* What the task asks *
All of the lines below are to be transcribed faithfully, with pictures excluded from the copy.

+++ Raw data +++

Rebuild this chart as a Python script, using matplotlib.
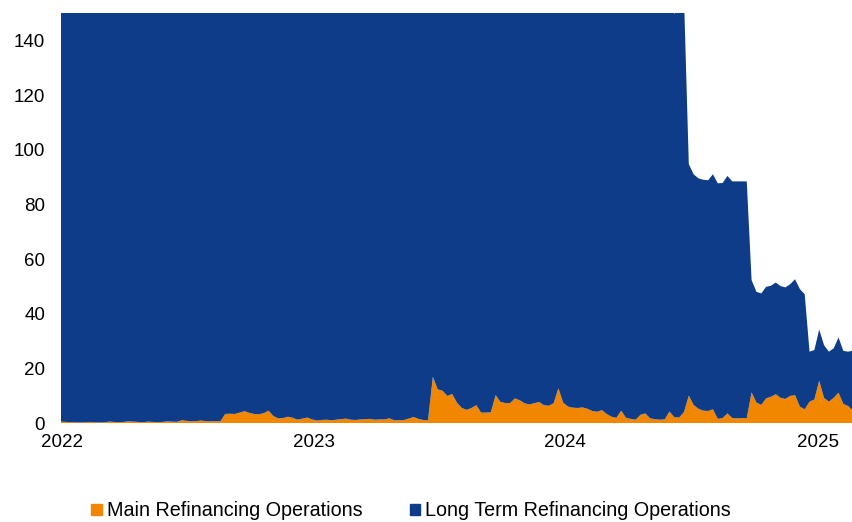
import pandas as pd
import matplotlib
matplotlib.use('Agg')
import matplotlib.pyplot as plt
import matplotlib.dates as mdates
from matplotlib.patches import Patch

plt.rcParams['font.family'] = ['Liberation Sans', 'DejaVu Sans']

# Weekly observations (Fridays), EUR bn
fechas = pd.date_range('2021-12-31', periods=165, freq='7D')

# Main Refinancing Operations
mro = [
    0.5, 0.4, 0.3, 0.3, 0.2, 0.3, 0.4, 0.3, 0.2, 0.3,
    0.5, 0.4, 0.3, 0.4, 0.6, 0.5, 0.4, 0.3, 0.5, 0.4,
    0.3, 0.4, 0.6, 0.5, 0.4, 1.0, 0.8, 0.6, 0.7, 0.9,
    0.7, 0.6, 0.7, 0.6, 3.3, 3.4, 3.3, 3.8, 4.3, 3.7,
    3.3, 3.2, 3.6, 4.5, 2.5, 1.7, 1.8, 2.3, 1.9, 1.2,
    1.6, 2.0, 1.3, 0.9, 1.1, 1.2, 1.0, 1.2, 1.4, 1.6,
    1.2, 1.1, 1.3, 1.4, 1.5, 1.2, 1.3, 1.3, 1.7, 1.0,
    1.0, 1.1, 1.6, 2.2, 1.5, 1.1, 1.0, 16.9, 12.3, 11.8,
    9.9, 10.6, 7.4, 5.5, 4.8, 5.5, 6.5, 3.8, 3.8, 3.9,
    10.2, 7.7, 7.3, 7.3, 9.0, 8.3, 7.2, 6.8, 7.2, 7.7,
    6.5, 6.3, 7.2, 12.7, 7.4, 6.0, 5.6, 5.5, 5.7, 5.2,
    4.4, 4.1, 4.7, 3.3, 2.3, 1.9, 4.5, 1.9, 1.5, 1.2,
    3.0, 3.5, 1.7, 1.4, 1.2, 1.3, 4.2, 2.1, 2.0, 4.0,
    10.0, 6.6, 5.2, 4.5, 4.4, 5.0, 1.5, 1.8, 3.5, 1.8,
    1.7, 1.8, 1.8, 11.2, 7.5, 6.6, 9.0, 9.6, 10.5, 9.2,
    8.8, 9.9, 10.2, 6.0, 5.0, 7.8, 8.6, 15.5, 9.2, 7.8,
    9.2, 11.1, 7.0, 6.2, 4.5,
]

# Long Term Refinancing Operations
ltro = [
    2202, 2201, 2201, 2200, 2198, 2198, 2199, 2198, 2197, 2197,
    2197, 2196, 2196, 2197, 2195, 2195, 2194, 2194, 2194, 2193,
    2193, 2193, 2192, 2192, 2192, 2126, 2125, 2125, 2124, 2124,
    2124, 2123, 2123, 2123, 2122, 2122, 2122, 2121, 2121, 2121,
    2120, 2120, 2120, 2119, 2119, 2119, 2119, 1823, 1823, 1822,
    1822, 1324, 1323, 1323, 1322, 1322, 1262, 1262, 1261, 1261,
    1261, 1260, 1260, 1260, 1259, 1064, 1064, 1063, 1063, 1063,
    1062, 1062, 1062, 1061, 1061, 1061, 1061, 594, 594, 593,
    593, 593, 592, 592, 592, 591, 591, 591, 591, 590,
    492, 492, 491, 491, 491, 490, 490, 490, 490, 489,
    489, 489, 489, 392, 392, 391, 391, 391, 390, 390,
    390, 390, 389, 389, 389, 389, 166, 166, 165, 165,
    165, 153, 153, 152, 152, 152, 152, 147.5, 152, 152,
    84.7, 84.4, 84.3, 84.5, 84.4, 86.0, 86.2, 86.0, 86.9, 86.6,
    86.7, 86.6, 86.6, 41.1, 40.5, 40.8, 40.8, 40.6, 40.9, 40.9,
    40.8, 40.9, 42.4, 43.0, 42.1, 18.3, 18.1, 18.7, 19.3, 18.3,
    18.1, 20.2, 19.4, 19.9, 22.0,
]

nombres = ['Main Refinancing Operations', 'Long Term Refinancing Operations']
colores = ['#F18700', '#0F3C88']

fig = plt.figure(figsize=(8.53, 5.22), dpi=100)
ax = fig.add_axes([61 / 853, 99 / 522, 792 / 853, 410 / 522])

ax.stackplot(fechas, mro, ltro, colors=colores, linewidth=0)

ax.set_xlim(fechas[0], fechas[-1])
ax.set_ylim(0, 150)
ax.set_yticks(range(0, 141, 20))
ax.xaxis.set_major_locator(mdates.YearLocator())
ax.xaxis.set_major_formatter(mdates.DateFormatter('%Y'))

for s in ax.spines.values():
    s.set_visible(False)
ax.tick_params(axis='y', length=0, pad=11.5, labelsize=13.5)
ax.tick_params(axis='x', length=0, pad=8, labelsize=13.5)

handles = [Patch(color=c) for c in colores]
fig.legend(handles, nombres, loc='center', bbox_to_anchor=(411 / 853, 1 - 511 / 522),
           ncol=2, frameon=False, fontsize=14.2, handlelength=0.55, handleheight=0.55,
           handletextpad=0.25, columnspacing=2.4, borderaxespad=0)

plt.savefig('out.png', dpi=100)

+++

* Solution for this problem *
Rebuild this chart as a Python script, using matplotlib.
import pandas as pd
import matplotlib
matplotlib.use('Agg')
import matplotlib.pyplot as plt
import matplotlib.dates as mdates
from matplotlib.patches import Patch

plt.rcParams['font.family'] = ['Liberation Sans', 'DejaVu Sans']

# Weekly observations (Fridays), EUR bn
fechas = pd.date_range('2021-12-31', periods=165, freq='7D')

# Main Refinancing Operations
mro = [
    0.5, 0.4, 0.3, 0.3, 0.2, 0.3, 0.4, 0.3, 0.2, 0.3,
    0.5, 0.4, 0.3, 0.4, 0.6, 0.5, 0.4, 0.3, 0.5, 0.4,
    0.3, 0.4, 0.6, 0.5, 0.4, 1.0, 0.8, 0.6, 0.7, 0.9,
    0.7, 0.6, 0.7, 0.6, 3.3, 3.4, 3.3, 3.8, 4.3, 3.7,
    3.3, 3.2, 3.6, 4.5, 2.5, 1.7, 1.8, 2.3, 1.9, 1.2,
    1.6, 2.0, 1.3, 0.9, 1.1, 1.2, 1.0, 1.2, 1.4, 1.6,
    1.2, 1.1, 1.3, 1.4, 1.5, 1.2, 1.3, 1.3, 1.7, 1.0,
    1.0, 1.1, 1.6, 2.2, 1.5, 1.1, 1.0, 16.9, 12.3, 11.8,
    9.9, 10.6, 7.4, 5.5, 4.8, 5.5, 6.5, 3.8, 3.8, 3.9,
    10.2, 7.7, 7.3, 7.3, 9.0, 8.3, 7.2, 6.8, 7.2, 7.7,
    6.5, 6.3, 7.2, 12.7, 7.4, 6.0, 5.6, 5.5, 5.7, 5.2,
    4.4, 4.1, 4.7, 3.3, 2.3, 1.9, 4.5, 1.9, 1.5, 1.2,
    3.0, 3.5, 1.7, 1.4, 1.2, 1.3, 4.2, 2.1, 2.0, 4.0,
    10.0, 6.6, 5.2, 4.5, 4.4, 5.0, 1.5, 1.8, 3.5, 1.8,
    1.7, 1.8, 1.8, 11.2, 7.5, 6.6, 9.0, 9.6, 10.5, 9.2,
    8.8, 9.9, 10.2, 6.0, 5.0, 7.8, 8.6, 15.5, 9.2, 7.8,
    9.2, 11.1, 7.0, 6.2, 4.5,
]

# Long Term Refinancing Operations
ltro = [
    2202, 2201, 2201, 2200, 2198, 2198, 2199, 2198, 2197, 2197,
    2197, 2196, 2196, 2197, 2195, 2195, 2194, 2194, 2194, 2193,
    2193, 2193, 2192, 2192, 2192, 2126, 2125, 2125, 2124, 2124,
    2124, 2123, 2123, 2123, 2122, 2122, 2122, 2121, 2121, 2121,
    2120, 2120, 2120, 2119, 2119, 2119, 2119, 1823, 1823, 1822,
    1822, 1324, 1323, 1323, 1322, 1322, 1262, 1262, 1261, 1261,
    1261, 1260, 1260, 1260, 1259, 1064, 1064, 1063, 1063, 1063,
    1062, 1062, 1062, 1061, 1061, 1061, 1061, 594, 594, 593,
    593, 593, 592, 592, 592, 591, 591, 591, 591, 590,
    492, 492, 491, 491, 491, 490, 490, 490, 490, 489,
    489, 489, 489, 392, 392, 391, 391, 391, 390, 390,
    390, 390, 389, 389, 389, 389, 166, 166, 165, 165,
    165, 153, 153, 152, 152, 152, 152, 147.5, 152, 152,
    84.7, 84.4, 84.3, 84.5, 84.4, 86.0, 86.2, 86.0, 86.9, 86.6,
    86.7, 86.6, 86.6, 41.1, 40.5, 40.8, 40.8, 40.6, 40.9, 40.9,
    40.8, 40.9, 42.4, 43.0, 42.1, 18.3, 18.1, 18.7, 19.3, 18.3,
    18.1, 20.2, 19.4, 19.9, 22.0,
]

nombres = ['Main Refinancing Operations', 'Long Term Refinancing Operations']
colores = ['#F18700', '#0F3C88']

fig = plt.figure(figsize=(8.53, 5.22), dpi=100)
ax = fig.add_axes([61 / 853, 99 / 522, 792 / 853, 410 / 522])

ax.stackplot(fechas, mro, ltro, colors=colores, linewidth=0)

ax.set_xlim(fechas[0], fechas[-1])
ax.set_ylim(0, 150)
ax.set_yticks(range(0, 141, 20))
ax.xaxis.set_major_locator(mdates.YearLocator())
ax.xaxis.set_major_formatter(mdates.DateFormatter('%Y'))

for s in ax.spines.values():
    s.set_visible(False)
ax.tick_params(axis='y', length=0, pad=11.5, labelsize=13.5)
ax.tick_params(axis='x', length=0, pad=8, labelsize=13.5)

handles = [Patch(color=c) for c in colores]
fig.legend(handles, nombres, loc='center', bbox_to_anchor=(411 / 853, 1 - 511 / 522),
           ncol=2, frameon=False, fontsize=14.2, handlelength=0.55, handleheight=0.55,
           handletextpad=0.25, columnspacing=2.4, borderaxespad=0)

plt.savefig('out.png', dpi=100)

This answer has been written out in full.